> _EXERCISE DIRECTIONS_: Starting at the first line of the listing below, retype each line up to and including the one that contains "for heavy alcohol". Leave pictures out.

%%

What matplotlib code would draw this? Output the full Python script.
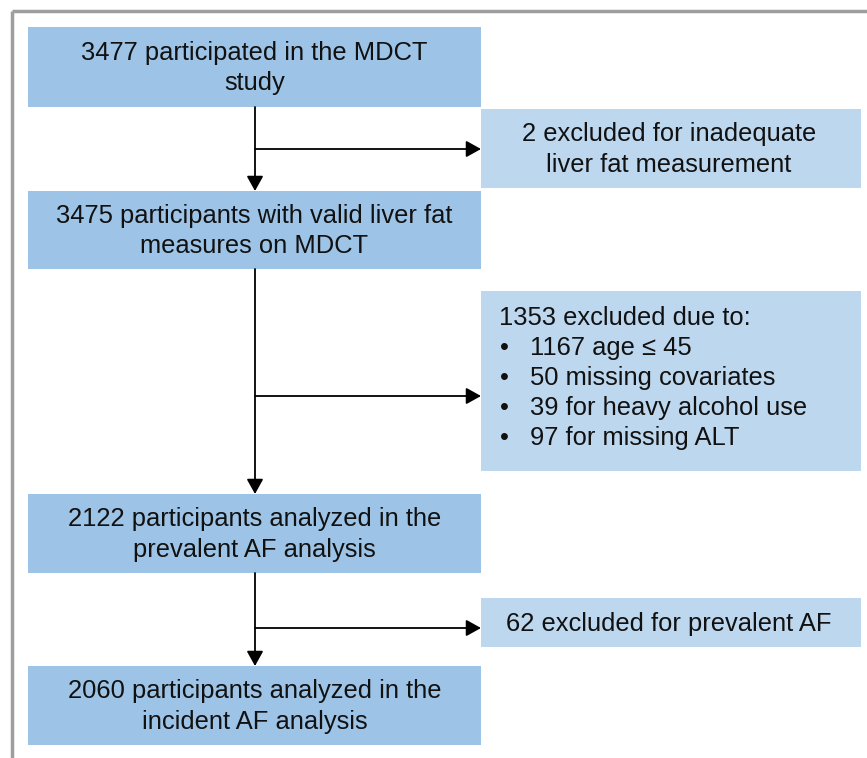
import matplotlib.pyplot as plt
from matplotlib.patches import Rectangle

plt.rcParams['font.family'] = ['Liberation Sans', 'DejaVu Sans']

# flow chart content
main_labels = [
    "3477 participated in the MDCT\nstudy",
    "3475 participants with valid liver fat\nmeasures on MDCT",
    "2122 participants analyzed in the\nprevalent AF analysis",
    "2060 participants analyzed in the\nincident AF analysis",
]
excl_labels = [
    "2 excluded for inadequate\nliver fat measurement",
    None,  # bullet list box, drawn below
    "62 excluded for prevalent AF",
]
excl_head = "1353 excluded due to:"
excl_items = ["1167 age \u2264 45", "50 missing covariates",
              "39 for heavy alcohol use", "97 for missing ALT"]

# layout in pixels (y downwards)
main_boxes = [(28, 27, 107), (28, 191, 269), (28, 494, 573), (28, 666, 745)]
main_right = 481
excl_boxes = [(481, 109, 188), (481, 291, 471), (481, 598, 647)]
excl_right = 861
arrow_y = [149, 396, 628]
trunk_x = 255

main_col = "#9DC3E6"
excl_col = "#BDD7EE"
fs = 18.4

fig = plt.figure(figsize=(8.67, 7.58), dpi=100)
ax = fig.add_axes([0, 0, 1, 1])
ax.set_xlim(0, 867)
ax.set_ylim(758, 0)
ax.axis("off")

# outer gray frame (top and left visible)
ax.plot([12, 867], [11, 11], color="#9E9E9E", lw=2.5, solid_capstyle="butt")
ax.plot([12, 12], [11, 758], color="#9E9E9E", lw=2.5, solid_capstyle="butt")

for (x0, y0, y1), lab in zip(main_boxes, main_labels):
    ax.add_patch(Rectangle((x0, y0), main_right - x0, y1 - y0,
                           facecolor=main_col, edgecolor="none"))
    ax.text((x0 + main_right) / 2, (y0 + y1) / 2 + 1, lab, ha="center", va="center",
            fontsize=fs, linespacing=1.36, color="#111111")

for (x0, y0, y1), lab in zip(excl_boxes, excl_labels):
    ax.add_patch(Rectangle((x0, y0), excl_right - x0, y1 - y0,
                           facecolor=excl_col, edgecolor="none"))
    if lab is not None:
        ax.text((x0 + excl_right) / 2 - 2, (y0 + y1) / 2 + 1, lab, ha="center", va="center",
                fontsize=fs, linespacing=1.36, color="#111111")

# bullet list in the second exclusion box
ax.text(499, 318, excl_head, ha="left", va="center", fontsize=fs, color="#111111")
for i, item in enumerate(excl_items):
    y = 348 + 30 * i
    ax.text(500, y, "\u2022", ha="left", va="center", fontsize=fs, color="#111111")
    ax.text(530, y, item, ha="left", va="center", fontsize=fs, color="#111111")

arrow_style = dict(arrowstyle="-|>,head_length=0.9,head_width=0.5",
                   color="black", lw=1.3, shrinkA=0, shrinkB=0)

# vertical arrows between main boxes
for (_, _, y_bot), (_, y_top, _) in zip(main_boxes[:-1], main_boxes[1:]):
    ax.annotate("", xy=(trunk_x, y_top), xytext=(trunk_x, y_bot), arrowprops=arrow_style)

# horizontal arrows to exclusion boxes
for y, (x0, _, _) in zip(arrow_y, excl_boxes):
    ax.annotate("", xy=(x0, y), xytext=(trunk_x, y), arrowprops=arrow_style)

fig.savefig("out.png", dpi=100)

%%

> _COMPLETED EXERCISE_:
What matplotlib code would draw this? Output the full Python script.
import matplotlib.pyplot as plt
from matplotlib.patches import Rectangle

plt.rcParams['font.family'] = ['Liberation Sans', 'DejaVu Sans']

# flow chart content
main_labels = [
    "3477 participated in the MDCT\nstudy",
    "3475 participants with valid liver fat\nmeasures on MDCT",
    "2122 participants analyzed in the\nprevalent AF analysis",
    "2060 participants analyzed in the\nincident AF analysis",
]
excl_labels = [
    "2 excluded for inadequate\nliver fat measurement",
    None,  # bullet list box, drawn below
    "62 excluded for prevalent AF",
]
excl_head = "1353 excluded due to:"
excl_items = ["1167 age \u2264 45", "50 missing covariates",
              "39 for heavy alcohol use", "97 for missing ALT"]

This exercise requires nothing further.